* start *
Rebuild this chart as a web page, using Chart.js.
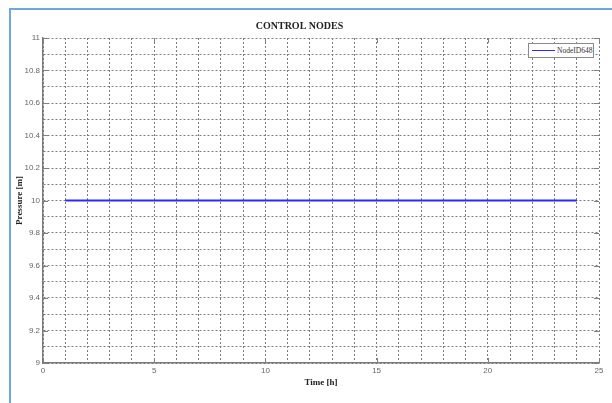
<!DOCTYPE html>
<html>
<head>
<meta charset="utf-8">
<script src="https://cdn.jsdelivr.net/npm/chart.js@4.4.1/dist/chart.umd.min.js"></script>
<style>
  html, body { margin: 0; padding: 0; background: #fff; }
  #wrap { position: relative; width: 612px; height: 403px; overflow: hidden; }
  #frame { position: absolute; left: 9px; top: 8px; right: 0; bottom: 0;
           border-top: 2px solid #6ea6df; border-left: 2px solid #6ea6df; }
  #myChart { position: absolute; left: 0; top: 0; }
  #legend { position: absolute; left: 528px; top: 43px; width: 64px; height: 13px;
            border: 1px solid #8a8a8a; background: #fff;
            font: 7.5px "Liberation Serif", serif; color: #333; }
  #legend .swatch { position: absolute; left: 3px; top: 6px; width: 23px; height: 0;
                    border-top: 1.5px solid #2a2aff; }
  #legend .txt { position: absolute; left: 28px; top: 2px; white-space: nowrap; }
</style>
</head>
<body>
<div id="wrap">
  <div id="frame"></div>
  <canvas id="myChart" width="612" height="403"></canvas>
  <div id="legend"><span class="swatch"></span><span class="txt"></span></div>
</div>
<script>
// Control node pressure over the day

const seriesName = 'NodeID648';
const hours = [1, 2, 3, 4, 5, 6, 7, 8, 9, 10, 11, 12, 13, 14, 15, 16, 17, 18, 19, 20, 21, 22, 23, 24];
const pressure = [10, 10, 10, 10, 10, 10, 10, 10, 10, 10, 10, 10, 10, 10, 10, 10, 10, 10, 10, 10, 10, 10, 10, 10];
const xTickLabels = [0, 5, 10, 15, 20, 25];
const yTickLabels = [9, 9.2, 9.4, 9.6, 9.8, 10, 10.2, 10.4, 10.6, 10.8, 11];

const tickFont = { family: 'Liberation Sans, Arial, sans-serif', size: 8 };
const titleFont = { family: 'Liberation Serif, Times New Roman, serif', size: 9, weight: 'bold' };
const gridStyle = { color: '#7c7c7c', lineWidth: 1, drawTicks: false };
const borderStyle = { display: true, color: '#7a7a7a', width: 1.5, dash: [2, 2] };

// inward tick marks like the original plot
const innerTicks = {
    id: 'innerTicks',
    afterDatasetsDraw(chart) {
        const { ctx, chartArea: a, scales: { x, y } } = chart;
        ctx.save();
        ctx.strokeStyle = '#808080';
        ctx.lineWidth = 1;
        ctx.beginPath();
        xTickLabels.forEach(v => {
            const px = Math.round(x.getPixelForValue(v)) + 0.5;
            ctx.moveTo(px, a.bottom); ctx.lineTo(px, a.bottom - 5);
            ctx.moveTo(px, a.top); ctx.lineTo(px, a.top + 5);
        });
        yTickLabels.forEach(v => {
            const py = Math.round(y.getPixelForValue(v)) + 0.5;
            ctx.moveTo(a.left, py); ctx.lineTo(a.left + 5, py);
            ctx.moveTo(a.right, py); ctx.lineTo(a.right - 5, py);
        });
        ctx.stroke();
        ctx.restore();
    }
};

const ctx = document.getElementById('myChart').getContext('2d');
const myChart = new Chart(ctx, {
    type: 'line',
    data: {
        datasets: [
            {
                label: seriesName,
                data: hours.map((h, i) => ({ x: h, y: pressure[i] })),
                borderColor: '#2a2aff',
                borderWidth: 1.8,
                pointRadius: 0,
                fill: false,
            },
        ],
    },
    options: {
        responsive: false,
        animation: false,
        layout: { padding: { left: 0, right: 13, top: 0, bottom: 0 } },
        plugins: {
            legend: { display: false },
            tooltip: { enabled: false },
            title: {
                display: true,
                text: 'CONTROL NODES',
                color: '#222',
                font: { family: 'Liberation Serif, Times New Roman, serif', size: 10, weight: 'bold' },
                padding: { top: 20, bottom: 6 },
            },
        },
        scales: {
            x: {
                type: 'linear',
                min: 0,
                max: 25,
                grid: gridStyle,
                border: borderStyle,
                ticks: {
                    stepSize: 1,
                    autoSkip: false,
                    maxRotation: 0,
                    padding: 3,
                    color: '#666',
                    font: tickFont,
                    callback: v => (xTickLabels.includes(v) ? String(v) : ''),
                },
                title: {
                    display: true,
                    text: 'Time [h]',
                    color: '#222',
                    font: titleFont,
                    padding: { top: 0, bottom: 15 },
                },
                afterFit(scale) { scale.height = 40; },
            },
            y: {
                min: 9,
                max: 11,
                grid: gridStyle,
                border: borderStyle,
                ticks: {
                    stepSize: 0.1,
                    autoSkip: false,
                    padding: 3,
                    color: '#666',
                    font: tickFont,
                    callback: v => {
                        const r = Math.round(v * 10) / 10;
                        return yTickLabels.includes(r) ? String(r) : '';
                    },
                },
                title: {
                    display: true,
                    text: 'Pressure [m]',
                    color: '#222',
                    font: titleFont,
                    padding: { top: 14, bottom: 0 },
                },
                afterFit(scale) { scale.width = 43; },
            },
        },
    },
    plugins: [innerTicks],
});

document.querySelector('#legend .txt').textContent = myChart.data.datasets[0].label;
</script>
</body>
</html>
* end *
Write out nothing but the lines from the start of the data through the line with "over the day". Leave out the pictures.

Rebuild this chart as a web page, using Chart.js.
<!DOCTYPE html>
<html>
<head>
<meta charset="utf-8">
<script src="https://cdn.jsdelivr.net/npm/chart.js@4.4.1/dist/chart.umd.min.js"></script>
<style>
  html, body { margin: 0; padding: 0; background: #fff; }
  #wrap { position: relative; width: 612px; height: 403px; overflow: hidden; }
  #frame { position: absolute; left: 9px; top: 8px; right: 0; bottom: 0;
           border-top: 2px solid #6ea6df; border-left: 2px solid #6ea6df; }
  #myChart { position: absolute; left: 0; top: 0; }
  #legend { position: absolute; left: 528px; top: 43px; width: 64px; height: 13px;
            border: 1px solid #8a8a8a; background: #fff;
            font: 7.5px "Liberation Serif", serif; color: #333; }
  #legend .swatch { position: absolute; left: 3px; top: 6px; width: 23px; height: 0;
                    border-top: 1.5px solid #2a2aff; }
  #legend .txt { position: absolute; left: 28px; top: 2px; white-space: nowrap; }
</style>
</head>
<body>
<div id="wrap">
  <div id="frame"></div>
  <canvas id="myChart" width="612" height="403"></canvas>
  <div id="legend"><span class="swatch"></span><span class="txt"></span></div>
</div>
<script>
// Control node pressure over the day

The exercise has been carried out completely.